Примеров стихийной, неуправляемой, непредсказуемой и, главное, ненаказуемой критики любого рода тогда было огромное множество. Самый яркий факт на этот счет Шаламов вспоминал даже в 1970-х годах:
«В клубе "Трехгорки" пожилая ткачиха на митинге отвергла объяснение финансовой реформы, которое дал местный секретарь ячейки.
— Наркома давайте. А то ты что-то непонятное говоришь.
И нарком приехал — заместитель наркома финансов Пятаков и долго объяснял разъяренной старой ткачихе, в чем суть реформы. Ткачиха выступила на митинге еще раз.
— Ну, вот, теперь я поняла все, а ты — дурак — ничего объяснить не можешь.
И секретарь ячейки слушал и молчал».
Это был, вероятно, последний всплеск новой советской демократии, никогда позже не возвращавшейся. Шаламову подобная атмосфера чрезвычайно импонировала, и не случайно он, вспоминая свои первые впечатления от Москвы 1924 года, писал: «Еще раз поднималась та самая волна свободы, которой дышал 17-й год».

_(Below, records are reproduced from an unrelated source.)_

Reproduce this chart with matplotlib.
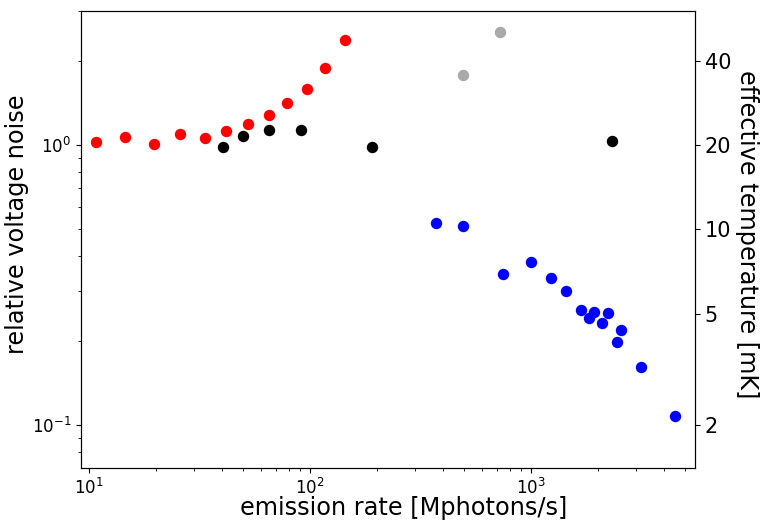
import numpy as np
import matplotlib
matplotlib.use("Agg")
import matplotlib.pyplot as plt
from matplotlib.ticker import FixedLocator, FixedFormatter, NullLocator

# emission rate [Mphotons/s] vs relative voltage noise
red_x = [10.8, 14.55, 19.6, 25.8, 33.6, 41.7, 52.2, 65.0, 78.9, 96.9, 117.3, 143.9]
red_y = [1.025, 1.068, 1.006, 1.092, 1.062, 1.125, 1.186, 1.277, 1.409, 1.589, 1.884, 2.377]

black_x = [40.5, 49.8, 65.2, 91.0, 191.4, 2325]
black_y = [0.984, 1.074, 1.131, 1.134, 0.981, 1.033]

gray_x = [492, 721]
gray_y = [1.782, 2.533]

blue_x = [372, 494, 745, 1000, 1236, 1436, 1683, 1824, 1922, 2095, 2230, 2459, 2563, 3135, 4483]
blue_y = [0.526, 0.515, 0.346, 0.383, 0.335, 0.302, 0.258, 0.242, 0.2527, 0.2314, 0.252,
          0.1974, 0.219, 0.1616, 0.1077]

temp_ticks = [2, 5, 10, 20, 40]
temp_per_noise = 20  # 1.0 relative noise == 20 mK

fig = plt.figure(figsize=(7.66, 5.21), dpi=100)
ax = fig.add_axes([0.1057, 0.1017, 0.8016, 0.8772])

ms = 7.2
ax.plot(red_x, red_y, 'o', color='red', ms=ms)
ax.plot(black_x, black_y, 'o', color='black', ms=ms)
ax.plot(gray_x, gray_y, 'o', color='darkgray', ms=ms)
ax.plot(blue_x, blue_y, 'o', color='blue', ms=ms)

ax.set_xscale('log')
ax.set_yscale('log')
ax.set_xlim(9.2, 5520)
ax.set_ylim(0.0702, 3.01)
ax.set_xlabel('emission rate [Mphotons/s]', fontsize=17.3, labelpad=-1)
ax.set_ylabel('relative voltage noise', fontsize=17.3, labelpad=2)
ax.xaxis.label.set_x(0.526)
ax.yaxis.label.set_y(0.534)
ax.tick_params(labelsize=12)

ax2 = ax.twinx()
ax2.set_yscale('log')
lo, hi = ax.get_ylim()
ax2.set_ylim(lo * temp_per_noise, hi * temp_per_noise)
ax2.yaxis.set_major_locator(FixedLocator(temp_ticks))
ax2.yaxis.set_major_formatter(FixedFormatter([str(t) for t in temp_ticks]))
ax2.yaxis.set_minor_locator(NullLocator())
ax2.tick_params(labelsize=15)
ax2.set_ylabel('effective temperature [mK]', fontsize=17.3, rotation=270, labelpad=20)
ax2.yaxis.label.set_y(0.511)

fig.savefig('out.png', dpi=100)
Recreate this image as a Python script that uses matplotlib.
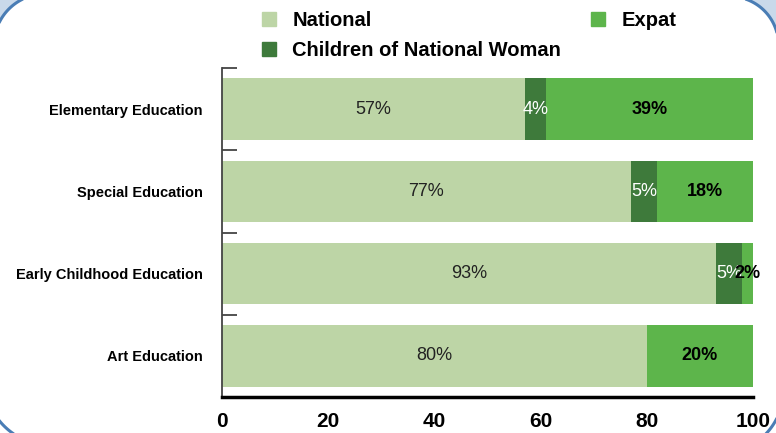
import numpy as np
import matplotlib.pyplot as plt
from matplotlib.patches import Patch, Polygon

# data
categories = ['Elementary Education', 'Special Education',
              'Early Childhood Education', 'Art Education']
national = [57, 77, 93, 80]
children = [4, 5, 5, 0]
expat = [39, 18, 2, 20]
x_ticks = [0, 20, 40, 60, 80, 100]

c_nat = '#bdd5a6'
c_child = '#3e7a3b'
c_exp = '#5db54b'

plt.rcParams['font.family'] = ['Liberation Sans', 'DejaVu Sans']

fig = plt.figure(figsize=(7.76, 4.33), dpi=100)

# decorative rounded frame corners (pixel coords, y down)
bg = fig.add_axes([0, 0, 1, 1], zorder=0)
bg.set_xlim(0, 776)
bg.set_ylim(433, 0)
bg.axis('off')
# (center, radius, start angle, end angle, image corner to fill or None)
corners = [((45, 45), 51, 1.0, 1.5, (0, 0)),
           ((730, 45), 48.5, 1.5, 2.0, (776, 0)),
           ((50, 380), 65, 0.5, 1.0, None),
           ((720, 390), 63.5, 0.0, 0.5, None)]
for (cx, cy), r, a0, a1, corner in corners:
    t = np.linspace(a0 * np.pi, a1 * np.pi, 80)
    xs = cx + r * np.cos(t)
    ys = cy + r * np.sin(t)
    bg.plot(xs, ys, color='#4a7db5', lw=2.2, solid_capstyle='butt')
    if corner is not None:
        pts = [corner] + list(zip(xs, ys))
        bg.add_patch(Polygon(pts, closed=True, color='#c9d9ea', lw=0, zorder=-1))

ax = fig.add_axes([222 / 776, 1 - 397 / 433, 531 / 776, 329 / 433], zorder=1)
ax.patch.set_alpha(0)

y = np.arange(len(categories))
h = 0.75
nat = np.array(national)
chi = np.array(children)
exp_ = np.array(expat)
ax.barh(y, nat, height=h, color=c_nat)
ax.barh(y, chi, left=nat, height=h, color=c_child)
ax.barh(y, exp_, left=nat + chi, height=h, color=c_exp)

for i in range(len(categories)):
    ax.text(nat[i] / 2, y[i], f'{nat[i]}%', ha='center', va='center',
            fontsize=13, color='#222222')
    if chi[i] > 0:
        ax.text(nat[i] + chi[i] / 2, y[i], f'{chi[i]}%', ha='center', va='center',
                fontsize=13, color='white')
    ax.text(nat[i] + chi[i] + exp_[i] / 2, y[i], f'{exp_[i]}%', ha='center',
            va='center', fontsize=13, fontweight='bold', color='black')

ax.set_xlim(0, 100)
ax.set_ylim(len(categories) - 0.5, -0.5)

ax.set_xticks(x_ticks)
ax.set_xticklabels([str(v) for v in x_ticks], fontsize=15, fontweight='bold')
ax.tick_params(axis='x', length=0, pad=11)

ax.set_yticks(y - 0.5)
ax.set_yticklabels([])
ax.tick_params(axis='y', which='major', direction='in', length=11,
               width=1.3, color='#444444')
ax.set_yticks(y, minor=True)
ax.set_yticklabels(categories, minor=True, fontsize=10.5, fontweight='bold')
ax.tick_params(axis='y', which='minor', length=0, pad=14)

for s in ['top', 'right']:
    ax.spines[s].set_visible(False)
ax.spines['left'].set_color('#444444')
ax.spines['left'].set_linewidth(1.3)
ax.spines['bottom'].set_color('black')
ax.spines['bottom'].set_linewidth(2.5)

handles = [Patch(color=c_nat, label='National'),
           Patch(color=c_child, label='Children of National Woman'),
           Patch(color=c_exp, label='Expat')]
fig.legend(handles=handles, ncol=2, loc='upper left',
           bbox_to_anchor=(262 / 776, 1 - 11 / 433), frameon=False,
           prop={'weight': 'bold', 'size': 14.5}, handlelength=0.7,
           handleheight=0.7, handletextpad=0.8, columnspacing=1.5,
           labelspacing=0.55, borderpad=0, borderaxespad=0)

fig.savefig('out.png', dpi=100)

Варламу тогда было уже семнадцать, и он вполне осознанно — хотя и сквозь призму своего поэтического романтизма — воспринимал действительность, поэтому это его свидетельство чрезвычайно дорого с исторической точки зрения — по крайней мере с точки зрения истории повседневности 1920-х годов, а не разного рода последующих доктрин.

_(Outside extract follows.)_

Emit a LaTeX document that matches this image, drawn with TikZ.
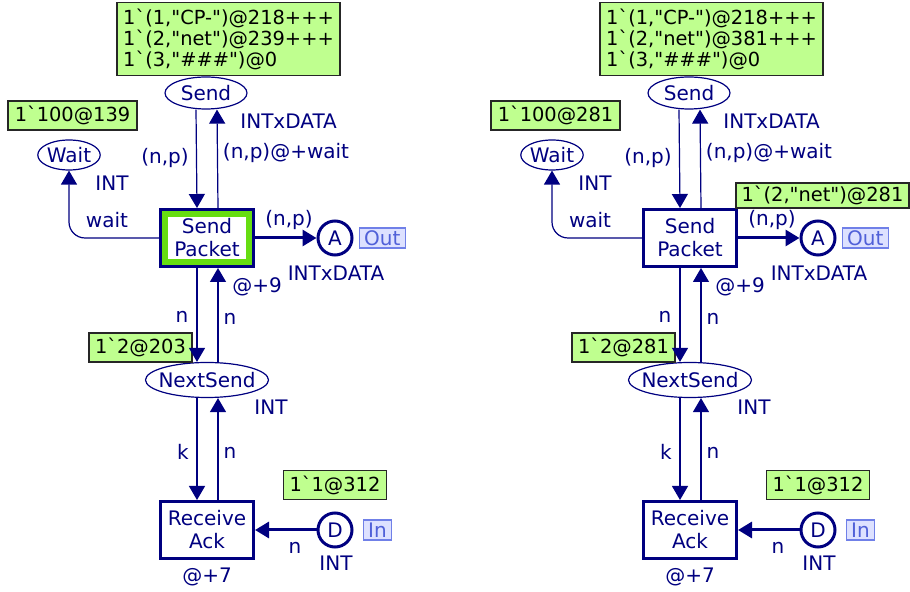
\documentclass[tikz,border=0pt]{standalone}
\usepackage{fontspec}
\usepackage{tikz}
\usetikzlibrary{shapes.geometric, arrows.meta, positioning}
\newfontfamily\cpnfont{DejaVu Sans}
\definecolor{cpnnavy}{RGB}{0,0,128}
\definecolor{tokgreen}{RGB}{191,255,143}
\definecolor{hlgreen}{RGB}{102,221,17}
\definecolor{tagfill}{RGB}{221,225,255}
\definecolor{tagline}{RGB}{112,128,232}
\definecolor{tagtext}{RGB}{80,96,216}

\begin{document}
\begin{tikzpicture}[
        x=0.5pt, y=-0.5pt,
        font=\cpnfont\fontsize{10}{10.5}\selectfont,
        place/.style = {draw=cpnnavy, ellipse, line width=0.6pt, text=cpnnavy, inner sep=0pt},
        port/.style = {draw=cpnnavy, circle, line width=1.5pt, minimum size=17pt, inner sep=0pt, text=cpnnavy},
        trans/.style = {draw=cpnnavy, rectangle, line width=1.5pt, minimum width=46.5pt, minimum height=28.5pt, align=center, text=cpnnavy, font=\cpnfont\fontsize{10}{11.5}\selectfont},
        token/.style = {draw=black!85, fill=tokgreen, line width=0.8pt, align=left, inner sep=1.5pt, minimum height=14.5pt, text=black, font=\cpnfont\fontsize{9.7}{10.5}\selectfont},
        tag/.style = {draw=tagline, fill=tagfill, text=tagtext, line width=0.6pt, inner xsep=2.5pt, inner ysep=0pt, minimum height=10pt},
        inscr/.style = {text=cpnnavy, inner sep=0pt},
        arc/.style = {draw=cpnnavy, line width=0.6pt, -{Triangle[length=7pt, width=8pt]}},
        thickarc/.style = {arc, line width=1.5pt}
    ]
    \useasboundingbox (0,0) rectangle (910,592);

    \foreach \dx/\tSend/\tWait/\tNext/\n in {0/239/139/203/l, 483/381/281/281/r} {
    \begin{scope}[shift={(\dx,0)}]
        % places and ports
        \node (send-\n) [place, minimum width=41pt, minimum height=16pt] at (206,93) {Send};
        \node (wait-\n) [place, minimum width=29pt, minimum height=15pt] at (69,155) {Wait};
        \node (next-\n) [place, inner xsep=-2.6pt, minimum width=61.5pt, minimum height=17.5pt] at (207,380) {NextSend};
        \node (a-\n) [port] at (335,238) {A};
        \node (d-\n) [port] at (335,530) {D};
        \node (out-\n) [tag, right=2.5pt of a-\n] {Out};
        \node (in-\n) [tag, right=4.5pt of d-\n] {In};

        % transitions
        \node (sp-\n) [trans] at (207,238) {Send\\Packet};
        \node (ra-\n) [trans] at (207,530) {Receive\\Ack};

        % markings
        \node (toksend-\n) [token, minimum width=111.5pt, minimum height=36.5pt, above=0pt of send-\n, xshift=11.25pt]
            {1`(1,"CP-")@218+++\\1`(2,"net")@\tSend+++\\1`(3,"\#\#\#")@0};
        \node (tokwait-\n) [token, minimum width=64.5pt] at (72.5,115.5) {1`100@\tWait};
        \node (toknext-\n) [token, minimum width=51.5pt] at (140.5,347.5) {1`2@\tNext};
        \node (tokd-\n) [token, minimum width=51.5pt, above=5.5pt of d-\n] {1`1@312};

        % colour sets and inscriptions
        \node (tsend-\n) [inscr, anchor=west] at (240,121) {INTxDATA};
        \node (twait-\n) [inscr] at (112,183) {INT};
        \node (ta-\n) [inscr] at (336,273) {INTxDATA};
        \node (tnext-\n) [inscr] at (271,407) {INT};
        \node (td-\n) [inscr] at (336,563) {INT};
        \node (dsp-\n) [inscr] at (257,287) {@+9};
        \node (dra-\n) [inscr] at (207,577) {@+7};
        \node (e1-\n) [inscr] at (165,158) {(n,p)};
        \node (e2-\n) [inscr] at (286,153) {(n,p)@+wait};
        \node (e3-\n) [inscr] at (107,220) {wait};
        \node (e4-\n) [inscr] at (289,220) {(n,p)};
        \node (e5-\n) [inscr] at (182,317) {n};
        \node (e6-\n) [inscr] at (230,319) {n};
        \node (e7-\n) [inscr] at (183,452) {k};
        \node (e8-\n) [inscr] at (230,453) {n};
        \node (e9-\n) [inscr] at (295,548) {n};

        % arcs
        \draw [arc] ([xshift=-5pt]send-\n.south) -- ([xshift=-5pt]sp-\n.north);
        \draw [arc] ([xshift=5.5pt]sp-\n.north) -- ([xshift=5.5pt]send-\n.south);
        \draw [arc, rounded corners=8pt] (sp-\n.west) -| (wait-\n.south);
        \draw [thickarc] (sp-\n) -- (a-\n);
        \draw [arc] ([xshift=-5pt]sp-\n.south) -- ([xshift=-5pt]next-\n.north);
        \draw [arc] ([xshift=5.5pt]next-\n.north) -- ([xshift=5.5pt]sp-\n.south);
        \draw [arc] ([xshift=-5pt]next-\n.south) -- ([xshift=-5pt]ra-\n.north);
        \draw [arc] ([xshift=5.5pt]ra-\n.north) -- ([xshift=5.5pt]next-\n.south);
        \draw [thickarc] (d-\n) -- (ra-\n);
    \end{scope}
    }

    % enabled transition
    \draw [hlgreen, line width=3pt] ([shift={(3pt,-3pt)}]sp-l.north west) rectangle ([shift={(-3pt,3pt)}]sp-l.south east);

    % token on the output arc
    \node (toksp-r) [token, minimum width=86.5pt, minimum height=12pt] at (822.5,195.5) {1`(2,"net")@281};

\end{tikzpicture}
\end{document}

Одной из причин, почему он выбрал МГУ, была острая потребность разобраться в проблемах действительности, найти истину в непрестанных дискуссиях. «Переступить порог университета — значило попасть в самый кипящий котел тогдашних сражений, — вспоминал он. — Всякое решение правительства обсуждалось тут же, как в Конвенте… Эти споры велись буквально обо всем: и о том, будут ли духи при коммунизме, и о том, существует ли общность жен в фаланге Фурье, и о воспитании детей. Обсуждались не формы брака, обсуждался сам брак, сама семья — нужна ли она. Или детей должно воспитывать государство и только государство. Нужны ли адвокаты при новом праве. Нужна ли литература, поэзия, живопись, скульптура. И если нужны, то в какой форме, не в форме же старой».
Эти споры еще жарче — иногда до утра — продолжались в общежитии в Большом Черкасском переулке («на Черкасске», как говорили сами студенты).

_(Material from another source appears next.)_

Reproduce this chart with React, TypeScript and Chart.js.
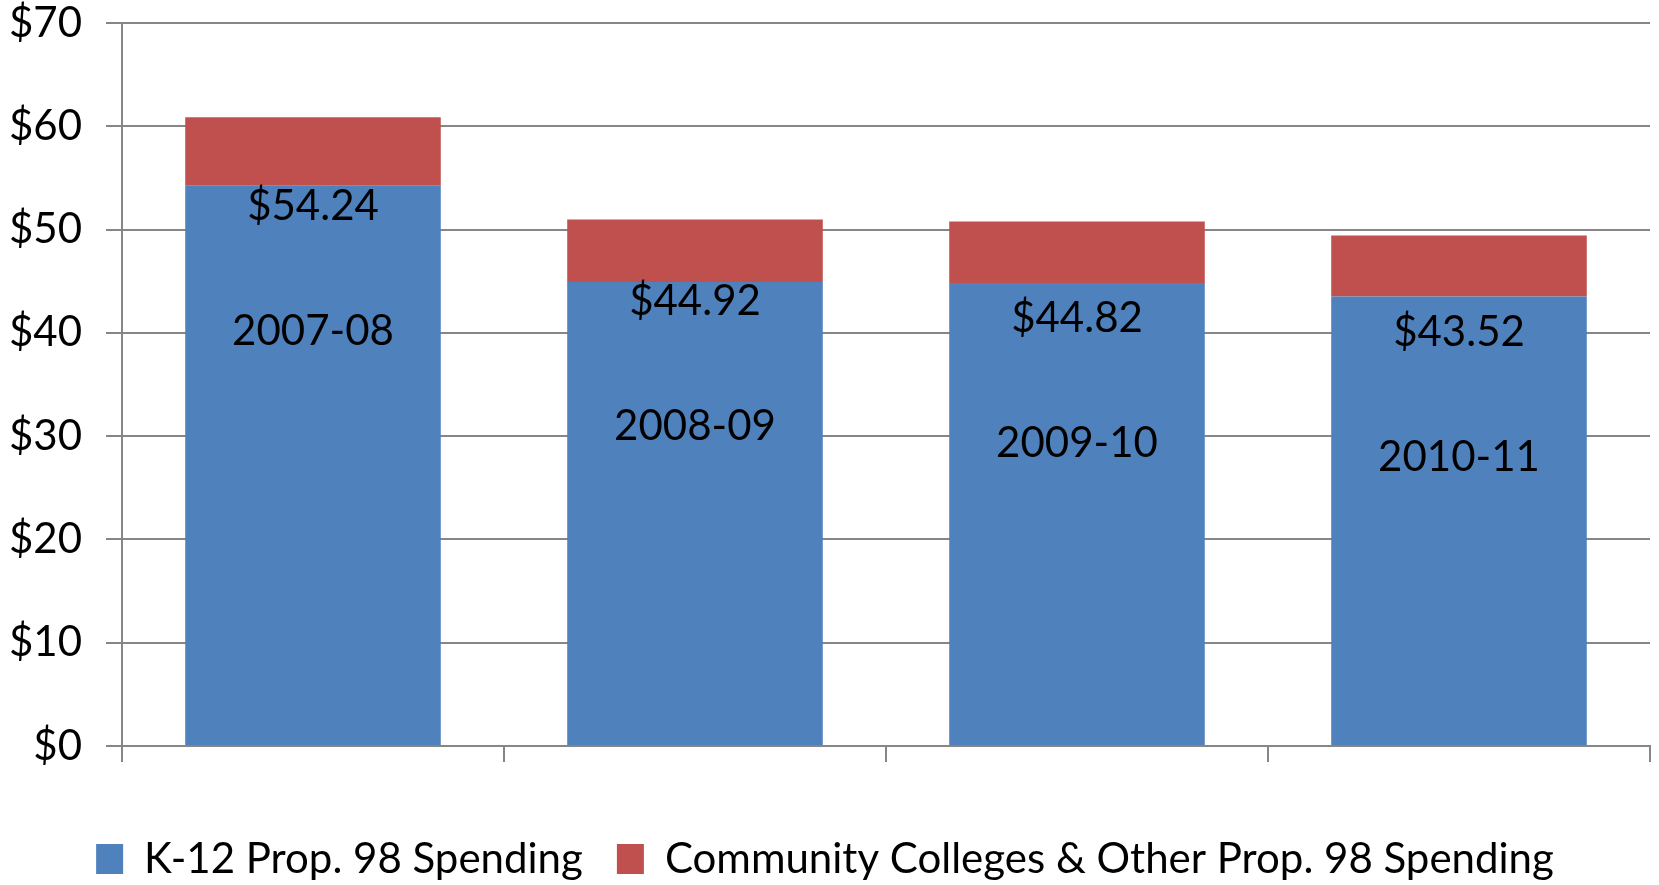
import React, { useEffect, useRef } from "react";
import { Chart, registerables } from "chart.js";

Chart.register(...registerables);

const categories = ["2007-08", "2008-09", "2009-10", "2010-11"];
const k12Spending = [54.24, 44.92, 44.82, 43.52];
const otherSpending = [6.63, 6.05, 5.96, 5.9];
const seriesNames = ["K-12 Prop. 98 Spending", "Community Colleges & Other Prop. 98 Spending"];
const yTicks = [0, 10, 20, 30, 40, 50, 60, 70];

// label placement (px below the top of the blue bar), styling only
const valueLabelOffsets = [19, 18, 34, 34];
const categoryLabelGap = 125;

const BLUE = "#4F81BD";
const RED = "#C0504D";
const GRID = "#868686";
const FONT = "Lato, 'Open Sans', sans-serif";
const FS = 42;

const labelPlugin = {
  id: "barLabels",
  afterDatasetsDraw(chart: any) {
    const ctx = chart.ctx;
    const meta = chart.getDatasetMeta(0);
    ctx.save();
    ctx.fillStyle = "#000";
    ctx.font = `${FS}px ${FONT}`;
    ctx.textAlign = "center";
    ctx.textBaseline = "alphabetic";
    meta.data.forEach((bar: any, i: number) => {
      const cy = bar.y + valueLabelOffsets[i];
      const capHalf = FS * 0.358;
      ctx.fillText("$" + k12Spending[i].toFixed(2), bar.x, cy + capHalf);
      ctx.fillText(categories[i], bar.x, cy + categoryLabelGap + capHalf);
    });
    ctx.restore();
  },
};

export default function App() {
  const canvasRef = useRef<HTMLCanvasElement | null>(null);

  useEffect(() => {
    document.body.style.margin = "0";
    let chart: Chart | null = null;
    let cancelled = false;
    const make = () => {
      if (cancelled || !canvasRef.current) return;
      chart = new Chart(canvasRef.current, {
        type: "bar",
        data: {
          labels: categories,
          datasets: [
            {
              label: seriesNames[0],
              data: k12Spending,
              backgroundColor: BLUE,
              borderWidth: 0,
            },
            {
              label: seriesNames[1],
              data: otherSpending,
              backgroundColor: RED,
              borderWidth: 0,
            },
          ],
        },
        options: {
          animation: false,
          responsive: true,
          maintainAspectRatio: false,
          layout: { padding: { top: 0, right: 9, left: 0, bottom: -5 } },
          datasets: {
            bar: { categoryPercentage: 1, barPercentage: 0.669 },
          },
          plugins: {
            tooltip: { enabled: false },
            legend: {
              display: true,
              position: "bottom",
              labels: {
                color: "#000",
                font: { family: FONT, size: FS },
                boxWidth: 27,
                boxHeight: 30,
                padding: 34,
              },
            },
          },
          scales: {
            x: {
              stacked: true,
              ticks: { display: false },
              grid: {
                drawOnChartArea: false,
                drawTicks: true,
                tickLength: 16,
                color: GRID,
                lineWidth: 2,
                offset: true,
              },
              border: { display: true, color: GRID, width: 2 },
              afterFit: (scale: any) => {
                scale.height = 58;
              },
            },
            y: {
              stacked: true,
              min: 0,
              max: 70,
              afterBuildTicks: (scale: any) => {
                scale.ticks = yTicks.map((v) => ({ value: v }));
              },
              ticks: {
                color: "#000",
                font: { family: FONT, size: FS, lineHeight: 1.1 },
                padding: 24,
                callback: (v: any) => "$" + v,
              },
              grid: {
                color: GRID,
                lineWidth: 2,
                tickLength: 16,
                drawTicks: true,
              },
              border: { display: true, color: GRID, width: 2 },
              afterFit: (scale: any) => {
                scale.width = 122;
                scale.paddingTop = 23;
                scale.paddingBottom = 0;
              },
            },
          },
        },
        plugins: [labelPlugin],
      });
    };
    if ((document as any).fonts && (document as any).fonts.load) {
      (document as any).fonts.load(`${FS}px Lato`).then(make, make);
    } else {
      make();
    }
    return () => {
      cancelled = true;
      if (chart) chart.destroy();
    };
  }, []);

  return (
    <div style={{ width: "1659px", height: "885px", position: "relative" }}>
      <canvas ref={canvasRef} />
    </div>
  );
}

Шаламов много писал о феерическо-утопическом духе 1920-х годов — о «штурме неба», об ожидавшейся всеми мировой революции. Эту эпоху своей молодости он всегда вспоминал с большой теплотой и в то же время не раз подчеркивал, что она была эпохой «зарождения всех благодеяний и всех преступлений будущего». То и другое в его восприятии 1920-х годов осталось неразрывным. Те же составляющие — благодеяния и надежды, препятствия и разочарования — окружали и его студенческую жизнь. Она неожиданно закончилась в феврале 1928 года — исключением из университета по жестокой причине — «за сокрытие социального происхождения».
Сам Шаламов в автобиографиях никогда не упоминал об этом факте, и у многих читателей может сложиться впечатление, что арестован он был в январе 1929 года студентом третьего курса. На самом деле он был исключен еще годом ранее, не окончив второго курса. В архиве МГУ сохранилось «Личное дело студента Шаламова В. Т.». Оно может пролить свет на многие обстоятельства повседневной жизни университета тех лет, которые в немалой степени диктовались и общими политическими тенденциями, и конкретными установками ректора А.Я. Вышинского. Именно при нем были введены так называемые «проверочные комиссии» и усилилась «политико-пропагандистская работа» среди студентов. Это означало укрепление партийно-комсомольской прослойки и возвышение ее роли в надзоре за «свободными», беспартийными студентами, что чаще всего выражалось в регулярном стукачестве. Документы «дела студента Шаламова» об этом как раз и свидетельствуют.